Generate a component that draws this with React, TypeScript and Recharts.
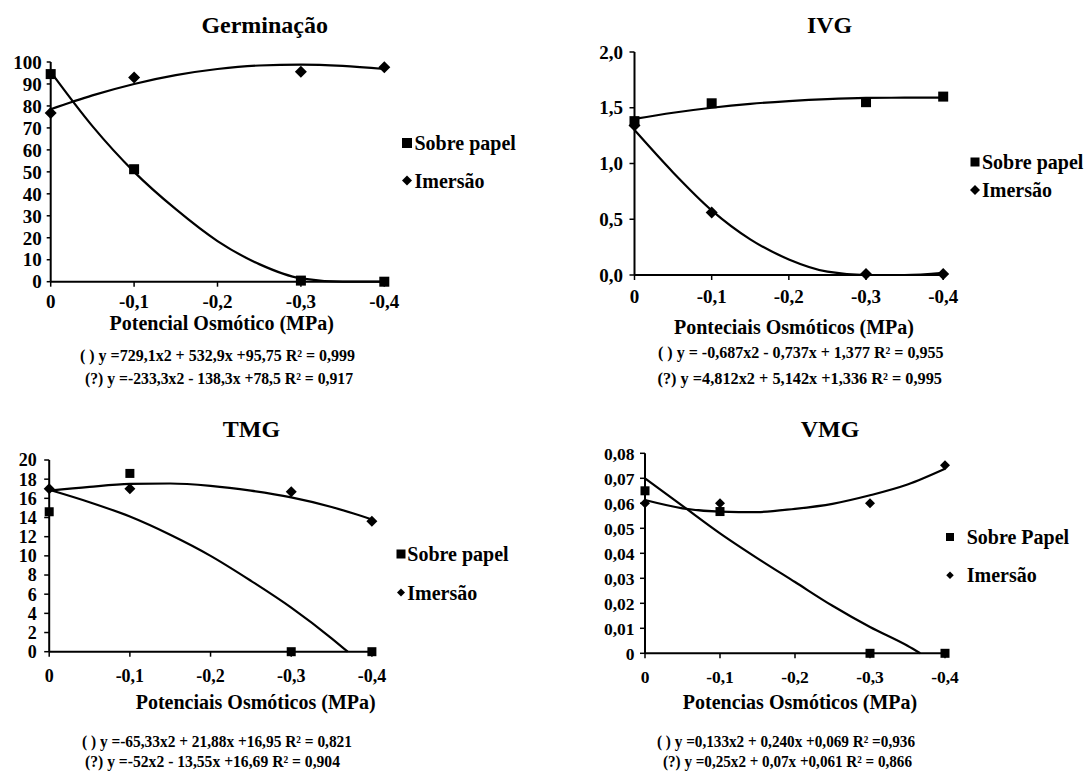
import React from 'react';
import { ComposedChart, Line, Scatter, XAxis, YAxis, Legend } from 'recharts';

const FONT = "'Liberation Serif', 'Times New Roman', serif";

// ---------- shared x values ----------
const potenciais = [0, -0.1, -0.3, -0.4];
const curveX = [0, -0.05, -0.1, -0.15, -0.2, -0.25, -0.3, -0.35, -0.4];
const xTicks = [0, -0.1, -0.2, -0.3, -0.4];
const seriesNames = ['Sobre papel', 'Imersão'];

// ---------- Germinação ----------
const germPapel = [94.5, 51.2, 0.5, 0];
const germImersao = [76.8, 93, 95.6, 97.6];
const germPapelCurve = [95.5, 70.8, 50, 33, 18.5, 8, 1.5, 0, 0];
const germImersaoCurve = [78.5, 84.8, 90, 94, 96.8, 98.4, 98.8, 98.2, 96.8];
const germYTicks = [0, 10, 20, 30, 40, 50, 60, 70, 80, 90, 100];

// ---------- IVG ----------
const ivgPapel = [1.38, 1.54, 1.55, 1.6];
const ivgImersao = [1.34, 0.56, 0.01, 0.01];
const ivgPapelCurve = [1.4, 1.455, 1.5, 1.535, 1.56, 1.578, 1.588, 1.59, 1.59];
const ivgImersaoCurve = [1.3, 0.92, 0.58, 0.32, 0.14, 0.03, 0, 0, 0.02];
const ivgYTicks = [0, 0.5, 1, 1.5, 2];

// ---------- TMG ----------
const tmgPapel = [14.6, 18.6, 0, 0];
const tmgImersao = [17.0, 17.0, 16.7, 13.6];
const tmgPapelCurveX = [0, -0.05, -0.1, -0.15, -0.2, -0.25, -0.3, -0.35, -0.37];
const tmgPapelCurve = [16.9, 15.6, 14.1, 12.2, 10.0, 7.4, 4.6, 1.4, 0];
const tmgImersaoCurve = [16.8, 17.2, 17.5, 17.55, 17.3, 16.8, 16.1, 15.1, 13.8];
const tmgYTicks = [0, 2, 4, 6, 8, 10, 12, 14, 16, 18, 20];

// ---------- VMG ----------
const vmgPapel = [0.065, 0.0567, 0, 0];
const vmgImersao = [0.06, 0.06, 0.06, 0.0752];
const vmgPapelCurveX = [0, -0.05, -0.1, -0.15, -0.2, -0.25, -0.3, -0.35, -0.367];
const vmgPapelCurve = [0.07, 0.059, 0.048, 0.038, 0.0285, 0.019, 0.0105, 0.003, 0];
const vmgImersaoCurve = [0.0613, 0.058, 0.0567, 0.0565, 0.0578, 0.0598, 0.0632, 0.0675, 0.0738];
const vmgYTicks = [0, 0.01, 0.02, 0.03, 0.04, 0.05, 0.06, 0.07, 0.08];

// ---------- texts ----------
const titles = ['Germinação', 'IVG', 'TMG', 'VMG'];
const axisLabels = [
  'Potencial Osmótico (MPa)',
  'Ponteciais Osmóticos (MPa)',
  'Potenciais Osmóticos (MPa)',
  'Potencias Osmóticos (MPa)',
];
const legendNames = [
  ['Sobre papel', 'Imersão'],
  ['Sobre papel', 'Imersão'],
  ['Sobre papel', 'Imersão'],
  ['Sobre Papel', 'Imersão'],
];
const equations = [
  ['( ) y =729,1x2 + 532,9x +95,75   R² = 0,999', '(?) y =-233,3x2 - 138,3x +78,5   R² = 0,917'],
  ['( ) y = -0,687x2 - 0,737x + 1,377   R² = 0,955', '(?) y =4,812x2 + 5,142x +1,336   R² = 0,995'],
  ['( ) y =-65,33x2 + 21,88x +16,95   R² = 0,821', '(?) y =-52x2 - 13,55x +16,69    R² = 0,904'],
  ['( ) y =0,133x2 + 0,240x +0,069   R² =0,936', '(?) y =0,25x2 + 0,07x +0,061    R² = 0,866'],
];

const rows = (xs: number[], ys: number[]) => xs.map((x, i) => ({ x, y: ys[i] }));
const comma = (s: string) => s.replace('.', ',');
const fmtX = (v: number) => (v === 0 ? '0' : comma(v.toFixed(1)));
const fmtInt = (v: number) => String(v);
const fmt1 = (v: number) => comma(v.toFixed(1));
const fmt2 = (v: number) => (v === 0 ? '0' : comma(v.toFixed(2)));

const square = (s: number) => (props: any) => (
  <rect x={props.cx - s / 2} y={props.cy - s / 2} width={s} height={s} fill="#000" />
);
const diamond = (d: number) => (props: any) => {
  const h = d / 2;
  const { cx, cy } = props;
  return <path d={`M${cx},${cy - h}L${cx + h},${cy}L${cx},${cy + h}L${cx - h},${cy}Z`} fill="#000" />;
};

const XH = 30;

const panels = [
  {
    left: 0, top: 0, width: 540, height: 390,
    plotLeft: 50.7, plotRight: 384.3, plotTop: 62, plotBottom: 281.7,
    yDomain: [0, 100], yTicks: germYTicks, fmtY: fmtInt, fs: 19,
    yTickSize: 4, yTickMargin: 5, xTickMargin: 8,
    papel: germPapel, imersao: germImersao,
    papelCurveX: curveX, papelCurve: germPapelCurve, imersaoCurve: germImersaoCurve,
    sq: 10, dm: 12,
    legend: { mx: 406.5, tx: 414, y1: 143, y2: 180.5, fs: 20, sq: 10, dm: 10 },
    title: { x: 264.7, y: 25 },
    axisLabel: { x: 221.7, y: 323.3 },
    eq: [{ x1: 80, x2: 355, y: 355 }, { x1: 85, x2: 353, y: 378 }],
  },
  {
    left: 540, top: 0, width: 545, height: 390,
    plotLeft: 634.5, plotRight: 943.2, plotTop: 52, plotBottom: 275,
    yDomain: [0, 2], yTicks: ivgYTicks, fmtY: fmt1, fs: 19,
    yTickSize: 5, yTickMargin: 6.5, xTickMargin: 10,
    papel: ivgPapel, imersao: ivgImersao,
    papelCurveX: curveX, papelCurve: ivgPapelCurve, imersaoCurve: ivgImersaoCurve,
    sq: 10, dm: 12,
    legend: { mx: 975, tx: 982, y1: 162, y2: 190, fs: 20, sq: 9, dm: 10 },
    title: { x: 829.6, y: 25 },
    axisLabel: { x: 794, y: 327 },
    eq: [{ x1: 658, x2: 943.5, y: 352.5 }, { x1: 657.5, x2: 942, y: 378 }],
  },
  {
    left: 0, top: 390, width: 540, height: 382,
    plotLeft: 49.2, plotRight: 371.9, plotTop: 460, plotBottom: 651.7,
    yDomain: [0, 20], yTicks: tmgYTicks, fmtY: fmtInt, fs: 18,
    yTickSize: 5, yTickMargin: 7.5, xTickMargin: 13,
    papel: tmgPapel, imersao: tmgImersao,
    papelCurveX: tmgPapelCurveX, papelCurve: tmgPapelCurve, imersaoCurve: tmgImersaoCurve,
    sq: 9, dm: 11,
    legend: { mx: 401, tx: 407.3, y1: 553.5, y2: 592, fs: 20, sq: 9, dm: 8 },
    title: { x: 251.4, y: 429.3 },
    axisLabel: { x: 255.7, y: 701.7 },
    eq: [{ x1: 82, x2: 352, y: 741.5 }, { x1: 85, x2: 340, y: 761 }],
  },
  {
    left: 540, top: 390, width: 545, height: 382,
    plotLeft: 645, plotRight: 945, plotTop: 453.3, plotBottom: 653.3,
    yDomain: [0, 0.08], yTicks: vmgYTicks, fmtY: fmt2, fs: 17.5,
    yTickSize: 5, yTickMargin: 5.5, xTickMargin: 12.7,
    papel: vmgPapel, imersao: vmgImersao,
    papelCurveX: vmgPapelCurveX, papelCurve: vmgPapelCurve, imersaoCurve: vmgImersaoCurve,
    sq: 9, dm: 10,
    legend: { mx: 950, tx: 966.7, y1: 536.7, y2: 575, fs: 20, sq: 8, dm: 7.5 },
    title: { x: 830, y: 429.3 },
    axisLabel: { x: 800, y: 701.7 },
    eq: [{ x1: 657, x2: 915, y: 741.5 }, { x1: 663, x2: 912, y: 761.5 }],
  },
];

function LegendBox({ payload, p, names }: any) {
  const L = p.legend;
  const items = (payload || [])
    .filter((e: any) => e.type !== 'none' && seriesNames.includes(e.value))
    .sort((a: any, b: any) => seriesNames.indexOf(a.value) - seriesNames.indexOf(b.value));
  return (
    <svg width={190} height={L.y2 - L.y1 + 40} style={{ overflow: 'visible', display: 'block' }}>
      {items.map((e: any) => {
        const k = seriesNames.indexOf(e.value);
        const cy = 20 + k * (L.y2 - L.y1);
        const cx = 12;
        const mark =
          e.type === 'square' ? (
            <rect x={cx - L.sq / 2} y={cy - L.sq / 2} width={L.sq} height={L.sq} fill="#000" />
          ) : (
            <path
              d={`M${cx},${cy - L.dm / 2}L${cx + L.dm / 2},${cy}L${cx},${cy + L.dm / 2}L${cx - L.dm / 2},${cy}Z`}
              fill="#000"
            />
          );
        return (
          <g key={k}>
            {mark}
            <text
              x={cx + (L.tx - L.mx)}
              y={cy}
              dominantBaseline="central"
              style={{ fontFamily: FONT, fontWeight: 700, fontSize: L.fs }}
              fill="#000"
            >
              {names[k]}
            </text>
          </g>
        );
      })}
    </svg>
  );
}

function Panel({ p, idx }: any) {
  const margin = {
    top: p.plotTop - p.top,
    right: p.left + p.width - p.plotRight,
    bottom: p.top + p.height - p.plotBottom - XH,
    left: 0,
  };
  const tickStyle = { fill: '#000', fontSize: p.fs, fontWeight: 700, fontFamily: FONT, style: { fontFamily: FONT } };
  const L = p.legend;
  return (
    <div style={{ position: 'absolute', left: p.left, top: p.top, width: p.width, height: p.height, fontFamily: FONT }}>
      <ComposedChart width={p.width} height={p.height} margin={margin} style={{ fontFamily: FONT }}>
        <XAxis
          type="number"
          dataKey="x"
          domain={[-0.4, 0]}
          reversed
          ticks={xTicks}
          interval={0}
          tickFormatter={fmtX}
          height={XH}
          tickSize={5}
          tickMargin={p.xTickMargin}
          axisLine={{ stroke: '#000', strokeWidth: 2 }}
          tickLine={{ stroke: '#000', strokeWidth: 1.5 }}
          tick={tickStyle}
        />
        <YAxis
          type="number"
          dataKey="y"
          domain={p.yDomain}
          ticks={p.yTicks}
          interval={0}
          tickFormatter={p.fmtY}
          width={p.plotLeft - p.left}
          tickSize={p.yTickSize}
          tickMargin={p.yTickMargin}
          axisLine={{ stroke: '#000', strokeWidth: 2 }}
          tickLine={{ stroke: '#000', strokeWidth: 1.5 }}
          tick={tickStyle}
        />
        <Line
          data={rows(p.papelCurveX, p.papelCurve)}
          dataKey="y"
          type="monotone"
          stroke="#000"
          strokeWidth={2.2}
          dot={false}
          activeDot={false}
          legendType="none"
          isAnimationActive={false}
        />
        <Line
          data={rows(curveX, p.imersaoCurve)}
          dataKey="y"
          type="monotone"
          stroke="#000"
          strokeWidth={2.2}
          dot={false}
          activeDot={false}
          legendType="none"
          isAnimationActive={false}
        />
        <Scatter
          name={seriesNames[0]}
          data={rows(potenciais, p.papel)}
          dataKey="y"
          fill="#000"
          legendType="square"
          shape={square(p.sq)}
          isAnimationActive={false}
        />
        <Scatter
          name={seriesNames[1]}
          data={rows(potenciais, p.imersao)}
          dataKey="y"
          fill="#000"
          legendType="diamond"
          shape={diamond(p.dm)}
          isAnimationActive={false}
        />
        <Legend
          layout="horizontal"
          verticalAlign="middle"
          align="center"
          wrapperStyle={{
            left: L.mx - 12 - p.left,
            top: L.y1 - 20 - p.top,
            width: 190,
            height: L.y2 - L.y1 + 40,
          }}
          content={(props: any) => <LegendBox payload={props.payload} p={p} names={legendNames[idx]} />}
        />
      </ComposedChart>
    </div>
  );
}

export default function App() {
  return (
    <div
      style={{
        position: 'absolute',
        left: 0,
        top: 0,
        width: 1085,
        height: 772,
        background: '#fff',
        overflow: 'hidden',
        fontFamily: FONT,
      }}
    >
      {panels.map((p, i) => (
        <Panel key={i} p={p} idx={i} />
      ))}
      <svg
        width={1085}
        height={772}
        style={{ position: 'absolute', left: 0, top: 0, pointerEvents: 'none', fontFamily: FONT }}
      >
        {panels.map((p, i) => (
          <g key={i} style={{ fontFamily: FONT, fontWeight: 700 }} fill="#000">
            <text x={p.title.x} y={p.title.y} textAnchor="middle" dominantBaseline="central" fontSize={24}>
              {titles[i]}
            </text>
            <text x={p.axisLabel.x} y={p.axisLabel.y} textAnchor="middle" dominantBaseline="central" fontSize={20}>
              {axisLabels[i]}
            </text>
            {p.eq.map((e: any, j: number) => (
              <text
                key={j}
                x={e.x1}
                y={e.y}
                dominantBaseline="central"
                fontSize={16}
                textLength={e.x2 - e.x1}
                lengthAdjust="spacingAndGlyphs"
              >
                {equations[i][j]}
              </text>
            ))}
          </g>
        ))}
      </svg>
    </div>
  );
}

Set exercise.
Omitting all pictures, restate exactly the lines of the material from its start through the line that contains "const seriesNames = ['Sobre".

Worked solution.
Generate a component that draws this with React, TypeScript and Recharts.
import React from 'react';
import { ComposedChart, Line, Scatter, XAxis, YAxis, Legend } from 'recharts';

const FONT = "'Liberation Serif', 'Times New Roman', serif";

// ---------- shared x values ----------
const potenciais = [0, -0.1, -0.3, -0.4];
const curveX = [0, -0.05, -0.1, -0.15, -0.2, -0.25, -0.3, -0.35, -0.4];
const xTicks = [0, -0.1, -0.2, -0.3, -0.4];
const seriesNames = ['Sobre papel', 'Imersão'];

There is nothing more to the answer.